Aaron Copland’s Variations on a Shaker Melody came from the middle of things. The composer created the Variations by recomposing his variations on the now-familiar “Simple Gifts” Shaker tune at the narrative center of his score for Appalachian Spring (1944). Martha Graham, Copland’s collaborator on the ballet, had begun devising a scenario in 1942 initially around the Greek Medea myth, but upon Copland’s rejection of the idea she looked to the idealism of the composer’s Lincoln Portrait (1942). Secured with a commission from philanthropist Elizabeth Sprague Coolidge, Copland set to work in 1943, provisionally titling the work “A Ballet for Martha,” which premiered as Appalachian Spring on October 30, 1944, at the Library of Congress. The ballet portrays vignettes around a Bride and Husbandman’s wedding as a Pioneer Woman, a Revivalist Preacher and his Followers mingle throughout. The “Simple Gifts” variations serve as the drama’s focal point, during which the betrothed perform an extended duet. If its characters seem like draft archetypes and its scenario plain, this has been to the ballet’s advantage, lending audiences an opportunity to see themselves in its personae.

While the Variations represent part of the larger work, Appalachian Spring itself is the rootstock of a longer, sustained creative project. Following Copland’s composition of the original 13-piece orchestral score, he devised a suite for both small and full orchestras that shed some transitional music. He went on to create the original wind-band version of the Variations in 1956 and the orchestral version of the same a decade later in 1967. In 1950, he even composed a poignant setting of “Simple Gifts” for solo voice and piano, part of his Old American Songs (1950, 1952). Over nearly a quarter century, Appalachian Spring and its sibling “Simple Gifts” often bloomed.
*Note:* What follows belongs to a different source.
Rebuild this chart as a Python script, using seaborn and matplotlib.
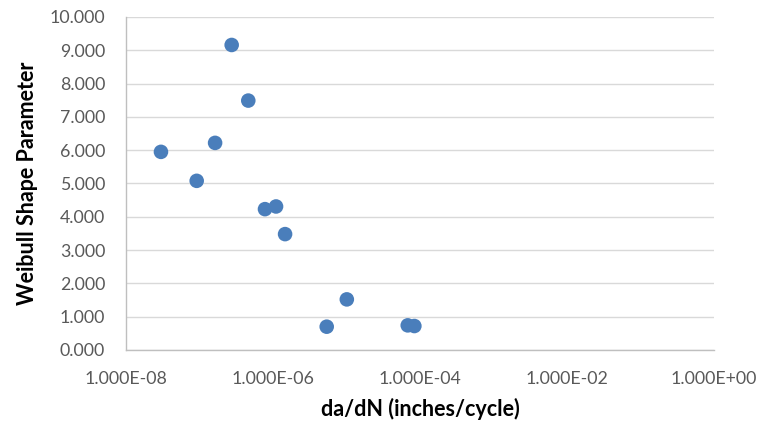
import matplotlib
matplotlib.use("Agg")
import matplotlib.pyplot as plt
import seaborn as sns
import numpy as np
import pandas as pd
from matplotlib.ticker import FixedLocator, FuncFormatter, NullLocator

# Data
crack_growth_rate = [2.99e-8, 9.16e-8, 1.63e-7, 2.74e-7, 4.61e-7, 7.78e-7,
                     1.10e-6, 1.46e-6, 5.38e-6, 1.01e-5, 6.81e-5, 8.38e-5]
shape_parameter = [5.95, 5.08, 6.22, 9.16, 7.49, 4.23,
                   4.31, 3.48, 0.70, 1.52, 0.74, 0.72]
x_ticks = [1e-8, 1e-6, 1e-4, 1e-2, 1e0]
x_tick_labels = ["1.000E-08", "1.000E-06", "1.000E-04", "1.000E-02", "1.000E+00"]
y_ticks = [0, 1, 2, 3, 4, 5, 6, 7, 8, 9, 10]

df = pd.DataFrame({"dadN": crack_growth_rate, "beta": shape_parameter})

sns.set_theme(style="white")
plt.rcParams['font.family'] = ['Lato', 'DejaVu Sans']

fig = plt.figure(figsize=(7.61, 4.26), dpi=100)
ax = fig.add_axes([126/761, 76/426, (714-126)/761, (350-17)/426])

sns.scatterplot(data=df, x="dadN", y="beta", ax=ax, s=110, color="#4a7ebb",
                edgecolor="none", zorder=3, legend=False)

ax.set_xscale("log")
ax.set_xlim(1e-8, 1e0)
ax.set_ylim(0, 10)
ax.xaxis.set_major_locator(FixedLocator(x_ticks))
ax.xaxis.set_minor_locator(NullLocator())
ax.set_xticklabels(x_tick_labels)
ax.set_yticks(y_ticks)
ax.yaxis.set_major_formatter(FuncFormatter(lambda v, p: f"{v:.3f}"))

ax.grid(axis="y", color="#d9d9d9", linewidth=1.0, zorder=0)
ax.grid(axis="x", visible=False)
for side in ["top", "right"]:
    ax.spines[side].set_visible(False)
for side in ["left", "bottom"]:
    ax.spines[side].set_color("#bfbfbf")
    ax.spines[side].set_linewidth(1.0)

ax.tick_params(axis="both", length=0, labelsize=12.8, labelcolor="#595959")
ax.tick_params(axis="y", pad=15)
ax.tick_params(axis="x", pad=15)

ax.set_xlabel("da/dN (inches/cycle)", fontsize=15.5, fontweight="bold",
              color="black", labelpad=8)
ax.set_ylabel("Weibull Shape Parameter", fontsize=15.5, fontweight="bold",
              color="black", labelpad=8)

fig.savefig("out.png", dpi=100)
The orchestral Variations on a Shaker Melody play out such that individual sections indispensably construct a larger whole through processes of addition and subtraction, affecting a wide emotional range. Strings and a noble horn begin with “Simple Gifts,” but it is only the melody’s first half, an appetizer for what follows. Soon, a solo clarinet presents the melody in full at a faster speed, supported by punctuating flute. An oboe offers the first variation, counterpointing with other woodwinds, followed by a second variation with a tick-ticking accompaniment. Blazing brass herald variation three (marked “twice as fast”). The clarinet returns for a penultimate variation that sets up the culminating chorale-like finale, in which declamatory — even exclamatory! — brass take the lead. A brief coda teases the theme again, and those familiar with the full ballet may recognize a set of light chords that tie the Variations to its parent score.
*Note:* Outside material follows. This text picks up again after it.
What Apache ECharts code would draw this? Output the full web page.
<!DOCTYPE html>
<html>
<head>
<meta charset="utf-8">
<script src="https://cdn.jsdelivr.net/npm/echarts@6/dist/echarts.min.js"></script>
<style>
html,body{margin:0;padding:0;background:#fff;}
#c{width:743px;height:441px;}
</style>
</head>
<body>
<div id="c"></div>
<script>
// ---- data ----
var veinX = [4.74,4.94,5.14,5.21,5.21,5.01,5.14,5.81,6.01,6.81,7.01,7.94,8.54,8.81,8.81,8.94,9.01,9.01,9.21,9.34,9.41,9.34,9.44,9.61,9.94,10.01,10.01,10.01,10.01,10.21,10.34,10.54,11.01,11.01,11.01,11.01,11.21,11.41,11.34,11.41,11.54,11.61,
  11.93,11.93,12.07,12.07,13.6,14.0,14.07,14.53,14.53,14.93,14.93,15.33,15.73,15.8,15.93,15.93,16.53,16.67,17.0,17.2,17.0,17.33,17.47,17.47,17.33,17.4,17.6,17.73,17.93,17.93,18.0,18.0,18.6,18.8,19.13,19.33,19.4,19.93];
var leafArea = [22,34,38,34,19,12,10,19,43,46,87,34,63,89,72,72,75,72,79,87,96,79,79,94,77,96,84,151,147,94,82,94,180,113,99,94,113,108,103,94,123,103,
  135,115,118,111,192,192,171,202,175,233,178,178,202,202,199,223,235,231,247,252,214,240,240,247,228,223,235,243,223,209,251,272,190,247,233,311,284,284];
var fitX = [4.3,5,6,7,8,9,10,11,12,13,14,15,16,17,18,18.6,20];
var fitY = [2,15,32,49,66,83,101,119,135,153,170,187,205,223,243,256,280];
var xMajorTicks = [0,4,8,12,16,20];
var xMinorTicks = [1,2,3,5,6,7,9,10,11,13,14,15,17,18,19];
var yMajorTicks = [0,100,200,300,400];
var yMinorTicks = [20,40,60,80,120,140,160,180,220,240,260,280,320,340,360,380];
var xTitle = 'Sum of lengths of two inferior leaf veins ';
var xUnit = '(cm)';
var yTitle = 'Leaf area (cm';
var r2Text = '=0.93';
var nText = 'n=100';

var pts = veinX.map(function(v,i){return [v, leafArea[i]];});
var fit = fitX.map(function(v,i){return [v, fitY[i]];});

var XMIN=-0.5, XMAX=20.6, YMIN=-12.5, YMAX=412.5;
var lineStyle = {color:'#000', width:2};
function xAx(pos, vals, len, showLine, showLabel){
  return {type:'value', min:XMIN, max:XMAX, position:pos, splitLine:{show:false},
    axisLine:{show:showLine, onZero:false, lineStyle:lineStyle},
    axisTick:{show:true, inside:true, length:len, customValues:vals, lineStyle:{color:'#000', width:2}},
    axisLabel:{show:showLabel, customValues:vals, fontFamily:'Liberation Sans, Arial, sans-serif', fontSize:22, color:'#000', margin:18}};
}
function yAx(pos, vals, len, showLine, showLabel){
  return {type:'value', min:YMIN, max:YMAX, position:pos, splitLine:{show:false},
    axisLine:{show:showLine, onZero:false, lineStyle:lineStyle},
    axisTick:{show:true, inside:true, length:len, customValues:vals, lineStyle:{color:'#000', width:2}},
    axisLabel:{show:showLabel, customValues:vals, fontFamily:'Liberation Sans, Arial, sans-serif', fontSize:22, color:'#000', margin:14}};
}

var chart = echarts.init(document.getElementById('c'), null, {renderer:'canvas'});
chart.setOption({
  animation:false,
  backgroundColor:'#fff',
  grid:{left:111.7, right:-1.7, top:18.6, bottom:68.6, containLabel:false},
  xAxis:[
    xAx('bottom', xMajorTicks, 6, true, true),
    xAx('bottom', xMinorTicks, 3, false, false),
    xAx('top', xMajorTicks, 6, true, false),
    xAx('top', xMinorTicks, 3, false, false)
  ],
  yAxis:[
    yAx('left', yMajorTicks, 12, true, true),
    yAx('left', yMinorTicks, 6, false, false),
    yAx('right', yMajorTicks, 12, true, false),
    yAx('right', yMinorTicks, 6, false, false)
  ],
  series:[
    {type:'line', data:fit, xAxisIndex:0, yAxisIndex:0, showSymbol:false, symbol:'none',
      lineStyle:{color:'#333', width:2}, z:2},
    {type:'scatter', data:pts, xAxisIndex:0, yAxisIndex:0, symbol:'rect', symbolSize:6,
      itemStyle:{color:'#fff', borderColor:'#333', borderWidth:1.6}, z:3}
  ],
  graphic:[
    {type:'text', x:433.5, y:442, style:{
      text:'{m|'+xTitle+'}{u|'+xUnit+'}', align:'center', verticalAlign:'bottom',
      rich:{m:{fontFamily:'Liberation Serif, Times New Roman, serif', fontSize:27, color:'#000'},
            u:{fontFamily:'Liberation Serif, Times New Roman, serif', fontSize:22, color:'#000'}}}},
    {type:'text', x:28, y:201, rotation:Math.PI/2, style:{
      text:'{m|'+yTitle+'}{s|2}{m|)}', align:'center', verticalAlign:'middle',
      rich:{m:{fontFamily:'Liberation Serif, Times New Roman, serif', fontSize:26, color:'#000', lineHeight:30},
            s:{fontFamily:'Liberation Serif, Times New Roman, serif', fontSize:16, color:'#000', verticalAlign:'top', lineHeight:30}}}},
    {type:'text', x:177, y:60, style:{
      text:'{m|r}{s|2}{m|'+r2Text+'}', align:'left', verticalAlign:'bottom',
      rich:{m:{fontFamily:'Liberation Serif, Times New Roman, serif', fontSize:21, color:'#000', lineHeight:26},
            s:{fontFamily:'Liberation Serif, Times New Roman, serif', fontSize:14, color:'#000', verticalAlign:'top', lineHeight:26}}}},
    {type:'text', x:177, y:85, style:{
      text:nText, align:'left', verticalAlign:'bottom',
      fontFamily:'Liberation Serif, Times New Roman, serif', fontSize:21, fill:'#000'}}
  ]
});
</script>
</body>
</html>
Prior to Copland’s incorporation of it into Appalachian Spring, “Simple Gifts” was known primarily within the community of the United Society of Believers in Christ’s Second Appearing — the Shakers — and it was Copland who brought it to its present renown. Neither a folk song nor a hymn, “Simple Gifts” was composed in 1848 by Maine Elder Joseph Brackett, possibly for dance. Building on growing interest in folk song collection in America during the first half of the century, which was led by prominent figures like Cecil Sharp and the Seeger family, historian Edward D. Andrews first brought “Simple Gifts” outside the Shaker community in a 1937 publication. Copland notes in the score’s preface that he found his version of “Simple Gifts” in Andrews’ 1940 anthology, The Gift to Be Simple: Songs, Dances and Rituals of the American Shakers. As Andrews places it, the tune was “sung everywhere in United Society,” and, for many, its text is emblematic of the Shaker ethos of utopian, egalitarian communal living: 

'Tis the gift to be simple, 'tis the gift to be free,
'Tis the gift to come down where we ought to be,
And when we find ourselves in the place just right,
'Twill be in the valley of love and delight. 

When true simplicity is gain’d,
To bow and to bend we shan't be asham'd,
To turn, turn will be our delight
'Till by turning, turning we come round right. 
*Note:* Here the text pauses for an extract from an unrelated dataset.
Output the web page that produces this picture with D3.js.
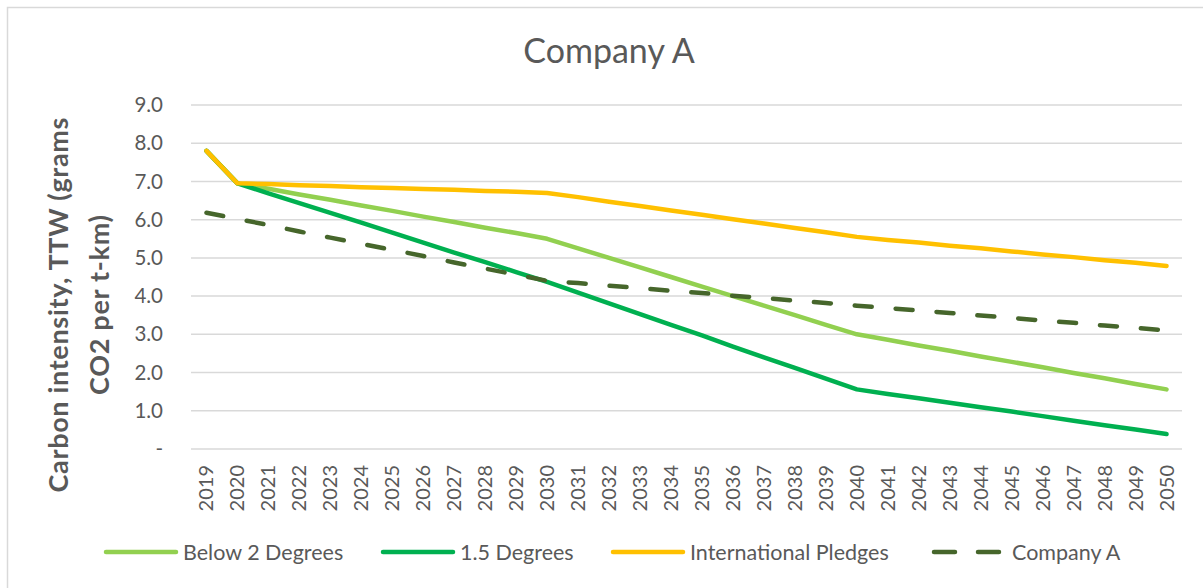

We might hear the text’s association of personhood with place and community in Copland’s choice to rework the theme from its original ballet and 13-piece orchestra. Copland also noted that he excerpted and rescored “Simple Gifts” for full orchestra from the ballet’s original small ensemble so it could be performed by school and community orchestras. On the one hand, this is entrepreneurial savvy. On the other, it captures a perception building around his music in the 1930s and 40s that his was a music of its nation. In basing a larger classical work on a folk or folk-sounding tune, Copland invokes a long tradition going back through the “Ode to Joy” finale of Beethoven’s Ninth Symphony. It also assumes a mantle of sourcing American musical songs and styles heard in the music of Copland’s predecessors and contemporaries like Antonín Dvořák, Charles Ives, Florence Price, William Grant Still and many others. Not coincidentally, “Simple Gifts” has since been used for other communal purposes. Songwriter Sydney Carter used the tune with new lyrics for his popular 1963 congregational hymn “Lord of the Dance,” and composer John Williams incorporated the tune into his Air and Simple Gifts for President Barack Obama’s 2009 inauguration.

Beyond the creative processes and listening experiences of Appalachian Spring and the Variations is their place in a time of historical transition: the beginning of the end of World War II and the middle of the Cold War, respectively. By the time Copland completed Appalachian Spring for its October 1944 premiere, D-Day had passed on June 6 and V-E Day was just months away on May 8, 1945. Copland and Graham’s ballet reflects cultural circumstances that threw the arts into burgeoning modernist multiplicities, seeking answers to the Wars complexities: its story is spare, its choreography blends vernacular style with classical formation and contemporary angularity, and its original set by Japanese-born designer Isamu Noguchi evokes open landscapes through stripped-down, geometric asceticism. Meanwhile, questions swirled in the United States over what American music was and how it should sound. Many held Copland up as a paragon, and influences of New Deal art projects engaged with American heritage were in evidence as the Cold War wore on during the 1950s and 60s. To no small degree, Variations on a Shaker Melody hails from one of the most consequential periods of American political and cultural history.